Et v’la-t-il pas qu’un jour, je reçois une invitation pour un vernissage à la Martyre, je ne connaissais pas bien mais j’y suis allé, c’était sympa, j’ai discuté avec un monsieur et je lui ai dit : « tiens, ça serait sympa de faire une fête sur la pierre ici, vu tout ce q’il y a comme vieilles pierres » et puis je lui explique grosso modo comment je voyais les choses. « Ahhhh » qu’il me dit « et tu serais capable d’organiser tout ça ? » je lui répond que oui et que ça ne serait pas compliqué et la il me réponds : « Eh bien je suis le Maire de la commune! ». On était en juillet, on a organisé ça pour le mois d’aout, trois semaines plus tard, c’était court einh!

Ca a rencontré un chouette succès, alors on a continué pendant 5 ans.

On a ensuite déplacé le projet à l’Hôpital Camfrout, comme ça on pouvait aussi faire les visites de la carrière et c’est comme ça qu’est née la « Fête de la pierre », l’année passée, c’était la treizième édition.

Les gens continuent de venir pour s’inscrire à l’association et pour apprendre a travailler la pierre.

 

 

 

 

 

 

 

 

 

Moi j’ai été obligé d’arrêter l’artisanat parce que j’ai eu la polio étant gosse et j’ai eu des gros problèmes cardiaques, j’ai été plusieurs fois hospitalisé. Quand tu es malade tu n’es plus assurable, tu n’as plus le droit aux crédits, tôt ou tard j’étais voué à l’échec donc j’ai préféré arrêter avant.

Ca coute cher d’arrêter, ça ne fait pas du bien au moral donc heureusement que j’ai l’association, ça ça sauve. Je suis heureux là, et puis j’ai l’esprit occupé a quelque chose, il y a toujours des projets en cours.

 

Je suis bien comme ça. C’est pas pour gagner ma coûte que je le fait !  Au contraire, ça ne me rapporte pas un rond, ça m’en bouffe plutôt !

Mais c’est pas grave, je suis heureux comme ça.

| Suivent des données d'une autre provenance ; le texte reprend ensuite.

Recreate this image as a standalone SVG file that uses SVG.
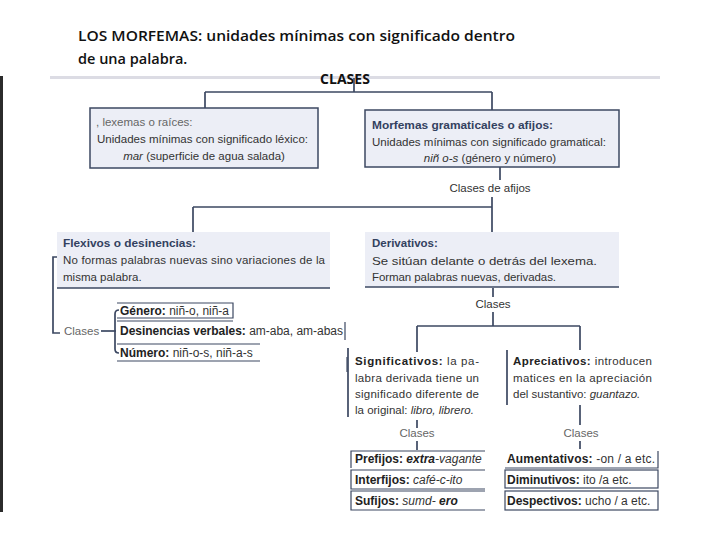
<svg xmlns="http://www.w3.org/2000/svg" width="720" height="540" viewBox="0 0 720 540">
<style>
.t{font-family:"Liberation Sans",Arial,sans-serif;font-size:11.5px;fill:#333}
.s{font-size:12px}
.h{font-weight:bold;fill:#33415f}
.b{font-weight:bold;fill:#222}
.i{font-style:italic}
.g{fill:#666}
.box{fill:#eceef6;stroke:#3c4862;stroke-width:1.5}
.fill{fill:#eceef6}
.ln{fill:none;stroke:#3c4862;stroke-width:1.7}
.thin{fill:none;stroke:#3c4862;stroke-width:1.2}
</style>
<rect width="720" height="540" fill="#ffffff"/>
<rect x="0" y="76" width="3" height="436" fill="#2b2b2b"/>
<g id="title">
<text x="78" y="41" font-family="'Open Sans','Liberation Sans',sans-serif" font-size="14.5" font-weight="600" fill="#111" textLength="437" lengthAdjust="spacingAndGlyphs">LOS MORFEMAS: unidades mínimas con significado dentro</text>
<text x="78" y="64" font-family="'Open Sans','Liberation Sans',sans-serif" font-size="14.5" font-weight="600" fill="#111">de una palabra.</text>
<rect x="50" y="76" width="610" height="3" fill="#dcdce4"/>
<text x="345" y="84" text-anchor="middle" font-family="'Open Sans','Liberation Sans',sans-serif" font-size="14" font-weight="bold" fill="#111">CLASES</text>
</g>
<g id="connectors">
<path class="ln" d="M354 78V92M205 92H492M205 92V108M492 92V110"/>
<path class="ln" d="M500 167V180M492 197V207M193 207H492M193 207V232M492 207V232"/>
<path class="ln" d="M493 288V297M493 312V326M417 326H580M417 326V352M580 326V350"/>
<path class="ln" d="M348 348V417M417 420V428M417 441V450"/>
<path class="ln" d="M507 350V405M580 405V425M580 441V449"/>
<path class="ln" d="M57 257H53V333H60"/>
<path class="ln" d="M101 331H116"/>
<path class="ln" d="M119 310Q115 310 115 314V349Q115 353 119 353"/>
<path class="thin" d="M347 357V372"/>
</g>
<g id="lexemas">
<rect class="box" x="90" y="108" width="228" height="60"/>
<text class="t g" x="96" y="126" font-size="10.5">, lexemas o raíces:</text>
<text class="t" x="97" y="143" textLength="211" lengthAdjust="spacingAndGlyphs">Unidades mínimas con significado léxico:</text>
<text class="t" x="204" y="160" text-anchor="middle"><tspan class="i">mar</tspan> (superficie de agua salada)</text>
</g>
<g id="gramaticales">
<rect class="box" x="365" y="110" width="254" height="57"/>
<text class="t h" x="372" y="129" textLength="181" lengthAdjust="spacingAndGlyphs">Morfemas gramaticales o afijos:</text>
<text class="t" x="372" y="146" textLength="234" lengthAdjust="spacingAndGlyphs">Unidades mínimas con significado gramatical:</text>
<text class="t" x="490" y="162" text-anchor="middle"><tspan class="i">niñ o-s</tspan> (género y número)</text>
<text class="t" x="490" y="192" text-anchor="middle" font-size="11">Clases de afijos</text>
</g>
<g id="flexivos">
<rect class="fill" x="57" y="232" width="273" height="56"/>
<path class="ln" d="M57 288H330"/>
<text class="t h" x="63" y="247" textLength="133" lengthAdjust="spacingAndGlyphs">Flexivos o desinencias:</text>
<text class="t" x="63" y="264" textLength="262" lengthAdjust="spacing">No formas palabras nuevas sino variaciones de la</text>
<text class="t" x="63" y="281">misma palabra.</text>
<text class="t g" x="64" y="335" font-size="11">Clases</text>
</g>
<g id="genero">
<path class="thin" d="M117 303H233V318H117"/>
<text class="t s" x="120" y="315" textLength="109" lengthAdjust="spacingAndGlyphs"><tspan class="b">Género:</tspan> niñ-o, niñ-a</text>
</g>
<g id="desinencias">
<path class="thin" d="M117 321H233M345 322V340"/>
<text class="t s" x="120" y="335" textLength="223" lengthAdjust="spacing"><tspan class="b">Desinencias verbales:</tspan> am-aba, am-abas</text>
</g>
<g id="numero">
<path class="thin" d="M117 344H260M117 361H260"/>
<text class="t s" x="120" y="357"><tspan class="b">Número:</tspan> niñ-o-s, niñ-a-s</text>
</g>
<g id="derivativos">
<rect class="fill" x="365" y="232" width="254" height="55"/>
<path class="ln" d="M365 287H619"/>
<text class="t h" x="372" y="247">Derivativos:</text>
<text class="t" x="372" y="265" font-size="12.5" textLength="225" lengthAdjust="spacingAndGlyphs">Se sitúan delante o detrás del lexema.</text>
<text class="t" x="372" y="281" textLength="184" lengthAdjust="spacing">Forman palabras nuevas, derivadas.</text>
<text class="t" x="493" y="308" text-anchor="middle" font-size="11">Clases</text>
</g>
<g id="significativos">
<text class="t" x="355" y="365" textLength="124" lengthAdjust="spacing"><tspan class="b">Significativos:</tspan> la pa-</text>
<text class="t" x="355" y="382" textLength="124" lengthAdjust="spacing">labra derivada tiene un</text>
<text class="t" x="355" y="398" textLength="124" lengthAdjust="spacing">significado diferente de</text>
<text class="t" x="355" y="414">la original: <tspan class="i">libro, librero.</tspan></text>
<text class="t g" x="417" y="437" text-anchor="middle" font-size="10.5">Clases</text>
</g>
<g id="apreciativos">
<text class="t" x="513" y="365" textLength="139" lengthAdjust="spacing"><tspan class="b">Apreciativos:</tspan> introducen</text>
<text class="t" x="513" y="382" textLength="139" lengthAdjust="spacing">matices en la apreciación</text>
<text class="t" x="513" y="398">del sustantivo: <tspan class="i">guantazo.</tspan></text>
<text class="t g" x="581" y="437" text-anchor="middle" font-size="10.5">Clases</text>
</g>
<g id="prefijos">
<path class="thin" d="M485 451H351V468"/>
<text class="t s" x="355" y="463"><tspan class="b">Prefijos:</tspan> <tspan class="b i">extra</tspan><tspan class="i">-vagante</tspan></text>
</g>
<g id="interfijos">
<path class="thin" d="M485 470H351V489H485"/>
<text class="t s" x="355" y="484"><tspan class="b">Interfijos:</tspan> <tspan class="i">café-c-ito</tspan></text>
</g>
<g id="sufijos">
<path class="thin" d="M485 491H351V510H485"/>
<text class="t s" x="355" y="505"><tspan class="b">Sufijos:</tspan> <tspan class="i">sumd- </tspan><tspan class="b i">ero</tspan></text>
</g>
<g id="aumentativos">
<path class="thin" d="M658 451V468H505"/>
<text class="t s" x="507" y="463" textLength="148" lengthAdjust="spacing"><tspan class="b">Aumentativos:</tspan> -on / a etc.</text>
</g>
<g id="diminutivos">
<rect class="thin" x="505" y="470" width="153" height="18"/>
<text class="t s" x="507" y="484"><tspan class="b">Diminutivos:</tspan>  ito /a etc.</text>
</g>
<g id="despectivos">
<rect class="thin" x="505" y="491" width="153" height="19"/>
<text class="t s" x="507" y="505"><tspan class="b">Despectivos:</tspan> ucho / a etc.</text>
</g>
</svg>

Ouais, d’entendre le bruit des massettes en sortant de chez moi ça me suffit.

Quand je vois des gens qui s’en vont en disant « à l’année prochaine » eh bien, c’est encore gagné.

Et puis on se fait des copains, des copines, on rigole, on est pas aux pièces einh, on est pas là pour avoir du rendement.

Quand tu as réussi à apprendre quelque chose à quelqu’un c’est bien, au moins ça restera dans les mémoires.»